On 2/25/2012 3:57 PM, Peter Grandi wrote:
>> There are always failures. But again, this is a backup system.
> Sure, but the last thing you want is for your backup system to
Putting an exclamation point on Peter's wisdom requires nothing more
than browsing the list archive:
Subject: xfs_repair of critical volume
Date: Sun, 31 Oct 2010 00:54:13 -0700
I have a large XFS filesystem (60 TB) that is composed of 5 hardware
RAID 6 volumes. One of those volumes had several drives fail in a very
short time and we lost that volume. However, four of the volumes seem
OK. We are in a worse state because our backup unit failed a week later
when four drives simultaneously went offline. So we are in a bad very state.
This saga is available in these two XFS list threads:
1. Don't use cheap hardware for a backup server
2. Make sure your backup system is reliable
Do test restores operations regularly
I suggest you get the dual active/active controller configuration and
use two PCIe SAS HBAs, one connected to each controller, and use SCSI
multipath. This prevents a dead HBA leaving you dead in the water until
replacement. How long does it take, and at what cost to operations, if
your single HBA fails during a critical restore?

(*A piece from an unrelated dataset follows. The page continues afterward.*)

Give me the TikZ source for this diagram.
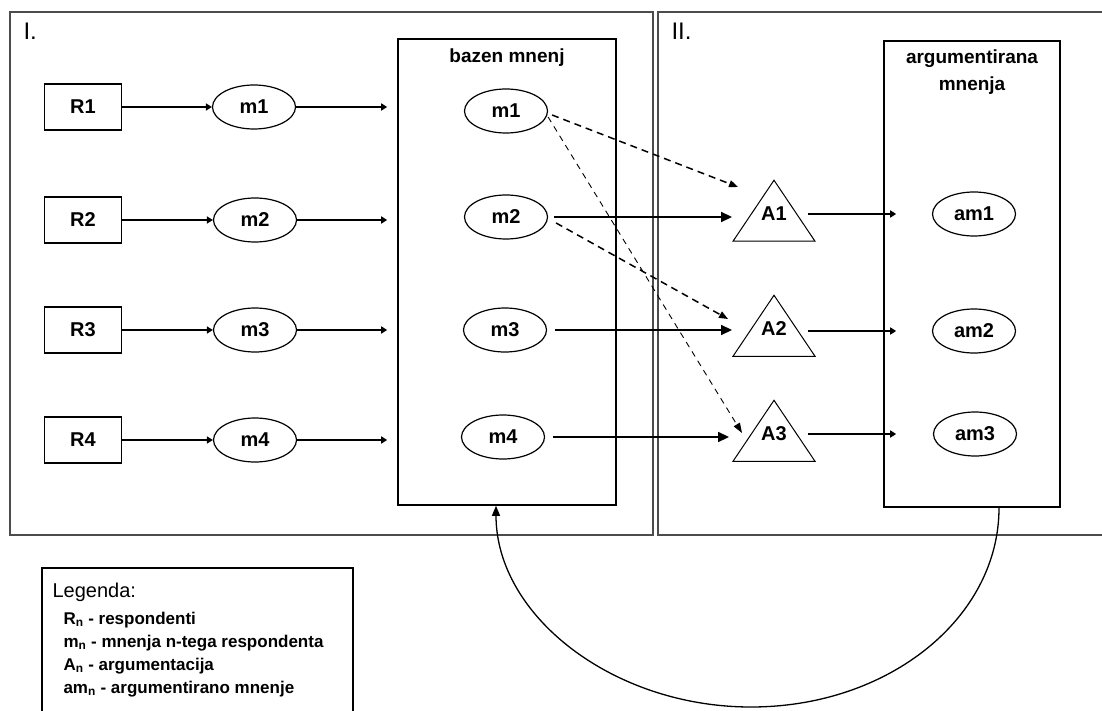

Get the battery backed cache option. Verify the controllers disable the
drive write caches.
Others have recommended stitching 2 small arrays together with mdadm and
using a single XFS on the volume instead of one big array and one XFS.
I suggest using two XFS, one on each small array. This ensures you can
still access some of your backups in the event of a problem with one
array or one filesystem.
As others mentioned, an xfs_[check|repair] can take many hours or even
days on a multi-terabyte huge metadata filesystem. If you need to do a
restore during that period you're out of luck. With two filesystems,
and if duplicating critical images/files on each, you're still in business.